Once I learned to read, I read everything. I read all the famous fantasies – Alice in Wonderland, and Wind in the Willows, and Kipling. I adored Kipling's Jungle Book. And then when I got older I found Lord Dunsany. He opened up a whole new world – the world of pure fantasy. And ... Worm Ouroboros. Again, pure fantasy. Very, very fattening. And then my brother and I blundered into science fiction when I was 11 or 12. Early Asimov, things like that. But that didn't have too much effect on me. It wasn't until I came back to science fiction and discovered Sturgeon – but particularly Cordwainer Smith. ... I read the story "Alpha Ralpha Boulevard", and it just made me go, "Wow! This stuff is so beautiful, and so strange, and I want to do something like that."
Awards and nominations:
In April 2000 the U.S. Library of Congress made Le Guin a Living Legend in the "Writers and Artists" category for her significant contributions to America's cultural heritage. In 2002 she won a PEN/Malamud Award for "excellence in a body of short fiction". In 2004 she received two American Library Association honors for her lasting contributions: for young adult literature, the annual Margaret Edwards Award; for children's literature, selection to deliver the annual May Hill Arbuthnot Lecture. The annual Edwards Award recognizes one writer and a particular body of work; the 2004 panel cited six works published from 1968 to 1990: A Wizard of Earthsea, The Tombs of Atuan, The Farthest Shore, and Tehanu (the first four Earthsea books), The Left Hand of Darkness and The Beginning Place. The panel said that Le Guin "has inspired four generations of young adults to read beautifully constructed language, visit fantasy worlds that inform them about their own lives, and think about their ideas that are neither easy nor inconsequential".
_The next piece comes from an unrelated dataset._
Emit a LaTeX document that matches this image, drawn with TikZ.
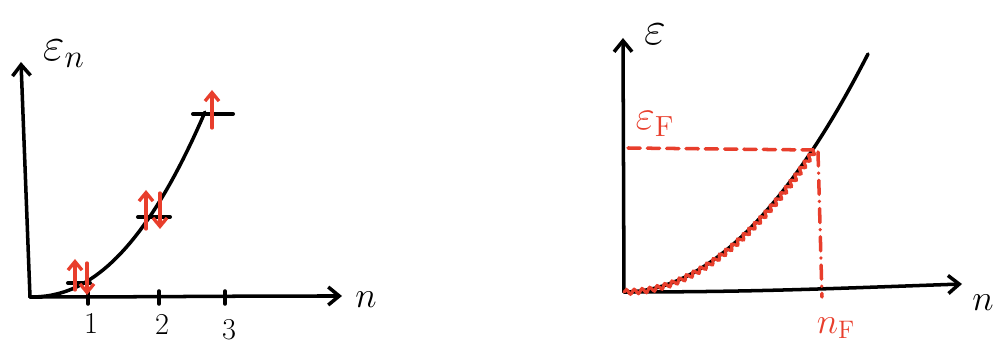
\documentclass[tikz,border=0pt]{standalone}
\usepackage{amsmath,amssymb}
\usepackage{xcolor}
\usepackage{tikz}
\usetikzlibrary{arrows.meta, positioning, calc, decorations.pathmorphing}

\definecolor{penred}{RGB}{232,62,44}
\newcommand{\biglbl}[1]{\scalebox{1.3}{$#1$}}

\begin{document}
\begin{tikzpicture}[
    x=0.02cm, y=-0.02cm,
    pen/.style={line width=2pt, line cap=round, line join=round},
    axis/.style={pen, -{Straight Barb[length=2.2mm, width=3.6mm]}},
    level/.style={pen, line width=2.3pt},
    spin/.style={pen, penred, line width=1.9pt, -{Straight Barb[length=1.7mm, width=2.8mm]}},
    lbl/.style={font=\huge, inner sep=0pt},
    ticklbl/.style={font=\LARGE, inner sep=0pt},
    redlbl/.style={lbl, text=penred},
  ]
  \useasboundingbox (0,0) rectangle (995,347);

  % left panel: levels filled with spins
  \coordinate (O1) at (30,297);
  \coordinate (Y1) at (21,62);
  \coordinate (X1) at (342,296);
  \draw[axis] (O1) -- (Y1);
  \draw[axis] (O1) to[out=0, in=180] (X1);
  \node[lbl] (En) at (64,54) {\biglbl{\varepsilon_n}};
  \node[font=\huge, inner sep=0pt] (n1) at (366,300) {$n$};

  \foreach \x/\lab [count=\i] in {88/1, 159/2, 225/3} {
    \coordinate (t\i) at (\x,297);
    \draw[pen] ($(t\i)+(0,-6)$) -- ($(t\i)+(0,7)$);
  }
  \node[ticklbl] (k1) at (91,323) {1};
  \node[ticklbl] (k2) at (162,324) {2};
  \node[ticklbl] (k3) at (229,330) {3};

  \draw[pen] (O1) -- plot[domain=0.02:1, samples=40] ({30+175*\x},{297-185*\x^2.2});

  \draw[level] (68,283) -- (90,283);
  \draw[level] (138,217) -- (170,217);
  \draw[level] (193,114) -- (233,114);

  \draw[spin] (75,290) -- (75,259);
  \draw[spin] (87,263) -- (87,295);
  \draw[spin] (146,229) -- (146,190);
  \draw[spin] (160,193) -- (160,229);
  \draw[spin] (212,128) -- (212,90);

  % right panel: Fermi level
  \coordinate (O2) at (624,292);
  \coordinate (Y2) at (623,38);
  \coordinate (X2) at (962,284);
  \coordinate (F) at (813,150);
  \draw[axis] (O2) -- (Y2);
  \draw[axis] (O2) to[out=0, in=182] (X2);
  \node[lbl] (E) at (655,34) {\biglbl{\varepsilon}};
  \node[font=\huge, inner sep=0pt, anchor=east] (n2) at (994,303) {$n$};

  \draw[pen] plot[domain=0:244, samples=50] ({624+\x},{292-0.0040*\x*\x});
  \draw[penred, line width=1.8pt, line cap=round, decorate,
        decoration={snake, amplitude=1.3pt, segment length=4.5pt}]
    plot[domain=0:189, samples=40] ({624+\x},{292-0.0040*\x*\x});

  \draw[pen, penred, dash pattern=on 7pt off 4pt] (628,148) -- (F);
  \draw[pen, penred, dash pattern=on 8pt off 4pt on 0.1pt off 4pt]
    ($(F)+(5,2)$) -- (822,297);

  \node[redlbl] (EF) at (655,124) {\scalebox{1.15}{$\varepsilon_{\mathrm{F}}$}};
  \node[font=\huge, text=penred, inner sep=0pt] (nF) at (836,328) {$n_{\mathrm{F}}$};
\end{tikzpicture}
\end{document}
At its 2009 convention, the Freedom From Religion Foundation awarded the Emperor Has No Clothes Award to Le Guin. The FFRF describes the award as "celebrating 'plain speaking' on the shortcomings of religion by public figures".
In 2014, Le Guin was awarded the Medal for Distinguished Contribution to American Letters by the National Book Foundation, a lifetime achievement award. Her acceptance speech, which criticized Amazon as a "profiteer" and praised her fellow authors of fantasy and science fiction, was widely considered the highlight of the ceremony.
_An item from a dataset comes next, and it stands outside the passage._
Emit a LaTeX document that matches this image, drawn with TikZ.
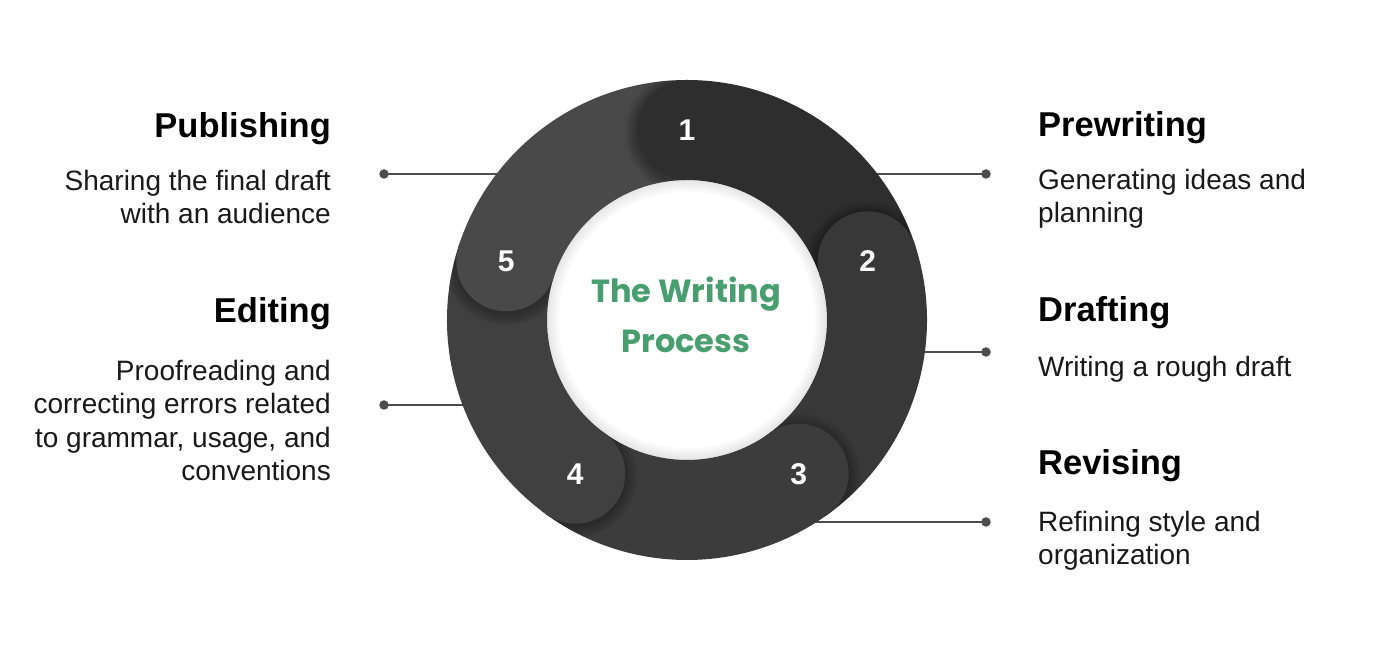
\documentclass[tikz,border=0pt]{standalone}
\usepackage{fontspec}
\setmainfont{Liberation Sans}
\newfontfamily\titlefont{Poppins}
\usetikzlibrary{calc}
\definecolor{segA}{HTML}{2E2E2E}
\definecolor{segB}{HTML}{383838}
\definecolor{segC}{HTML}{3C3C3C}
\definecolor{segD}{HTML}{404040}
\definecolor{segE}{HTML}{494949}
\definecolor{conncol}{HTML}{4D4D4D}
\definecolor{titlegreen}{RGB}{72,158,110}
\tikzset{
  heading/.style={inner sep=0pt, font=\bfseries\fontsize{34.5}{40}\selectfont, text=black},
  bodyr/.style={inner sep=0pt, anchor=base west, align=left, font=\fontsize{28}{33.5}\selectfont, text=black!90},
  bodyl/.style={inner sep=0pt, anchor=base east, align=right, font=\fontsize{28}{33.5}\selectfont, text=black!90},
  dotnode/.style={circle, fill=conncol, inner sep=0pt, minimum size=9.5pt},
  conn/.style={draw=conncol, line width=1.4pt},
  numlabel/.style={inner sep=0pt, text=white, font=\bfseries\fontsize{30}{30}\selectfont},
  titletext/.style={inner sep=0pt, align=center, text=titlegreen, font=\titlefont\bfseries\fontsize{32}{50}\selectfont}
}
\begin{document}
\begin{tikzpicture}[x=1pt,y=1pt]
\useasboundingbox (0,0) rectangle (1385,660);
\fill[white] (0,0) rectangle (1385,660);

% connectors (behind the ring)
\node[dotnode] (d1) at (986,486) {};
\node[dotnode] (d2) at (986,308) {};
\node[dotnode] (d3) at (986,138) {};
\node[dotnode] (d5) at (384,486) {};
\node[dotnode] (d4) at (384,255) {};
\coordinate (r1) at (820,486);
\coordinate (r2) at (850,308);
\coordinate (r3) at (760,138);
\coordinate (r5) at (560,486);
\coordinate (r4) at (520,255);
\draw[conn] (d1.center) -- (r1);
\draw[conn] (d2.center) -- (r2);
\draw[conn] (d3.center) -- (r3);
\draw[conn] (d5.center) -- (r5);
\draw[conn] (d4.center) -- (r4);

% ring
\begin{scope}[shift={(687,340)}]
  \foreach \a/\c in {90/segA,18/segB,-54/segC,-126/segD,162/segE}{
    \fill[\c] (\a:240) arc[start angle=\a, end angle=\a-72, radius=240]
      -- (\a-72:140) arc[start angle=\a-72, end angle=\a, radius=140] -- cycle;
  }
  % soft glow inside the hole
  \foreach \k in {1,...,6}{
    \fill[black, opacity=0.014, even odd rule] (0,0) circle[radius=140] (0,0) circle[radius=140-2*\k];
  }
  % caps with shadows (shadow falls on the previous segment only)
  \foreach \a/\c/\n in {90/segA/1,18/segB/2,-54/segC/3,-126/segD/4,162/segE/5}{
    \begin{scope}
      \clip (\a+72:240) arc[start angle=\a+72, end angle=\a, radius=240]
        -- (\a:140) arc[start angle=\a, end angle=\a+72, radius=140] -- cycle;
      \foreach \k in {1,...,8}{
        \fill[black, opacity=0.035] ($(\a:190)+(0,-2)$) circle[radius=50+1.5*\k];
      }
    \end{scope}
    \fill[\c] (\a:190) circle[radius=50];
    \node[numlabel] (n\n) at (\a:190) {\n};
  }
\end{scope}

\node[titletext, anchor=base] (title) at (686,307) {The Writing\\Process};

% left texts
\node[heading, anchor=base east] (h5) at (331,522) {Publishing};
\node[bodyl] (b5) at (331,436) {Sharing the final draft\\with an audience};
\node[heading, anchor=base east] (h4) at (331,337) {Editing};
\node[bodyl] (b4) at (331,179) {Proofreading and\\correcting errors related\\to grammar, usage, and\\conventions};

% right texts
\node[heading, anchor=base west] (h1) at (1038,523) {Prewriting};
\node[bodyr] (b1) at (1038,437) {Generating ideas and\\planning};
\node[heading, anchor=base west] (h2) at (1038,338) {Drafting};
\node[bodyr] (b2) at (1038,283) {Writing a rough draft};
\node[heading, anchor=base west] (h3) at (1038,185) {Revising};
\node[bodyr] (b3) at (1038,95) {Refining style and\\organization};
\end{tikzpicture}
\end{document}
Recognizing her stature in the speculative fiction genre, Le Guin was the Professional Guest of Honor at the 1975 World Science Fiction Convention in Melbourne, Australia. That year she was also named the sixth Gandalf Award Grand Master of fantasy. The Science Fiction Research Association (SFRA) gave her its Pilgrim Award in 1989 for her "lifetime contributions to SF and fantasy scholarship". At the 1995 World Fantasy Convention she won the World Fantasy Award for Life Achievement, a judged recognition of outstanding service to the fantasy field. The Science Fiction and Fantasy Hall of Fame inducted her in 2001, its sixth class of two deceased and two living writers. The Science Fiction and Fantasy Writers of America made her its 20th Grand Master in 2003. In 2010, Le Guin was awarded the Lyman Tower Sargent Distinguished Scholar Award by the North American Society for Utopian Studies.
Her speech "A Left-Handed Commencement Address", given in 1983 at Mills College, is listed as No. 82 in American Rhetoric's Top 100 Speeches of the 20th Century (listed by rank).
Le Guin won dozens of annual "year's best" literary awards. For novels alone she won five Locus, four Nebula, two Hugo, and one World Fantasy Award. (The Dispossessed won the Locus, Nebula, and Hugo.) She also won those four awards in short fiction categories, although she turned down a Nebula award for her novelette The Diary of the Rose in protest at the Science Fiction Writers of America's treatment of Stanisław Lem. Her nineteen Locus Awards, voted by magazine subscribers, are more than any other writer has received. Her third Earthsea novel, The Farthest Shore, won the 1973 National Book Award for Young People's Literature, and she was a finalist for ten Mythopoeic Awards, nine in Fantasy and one for Scholarship. Unlocking the Air and Other Stories was one of three finalists for the 1997 Pulitzer Prize for Fiction. She won the 2017 Hugo Award for Best Related Work for a collection of essays entitled Words Are My Matter: Writings About Life and Books, 2000–2016.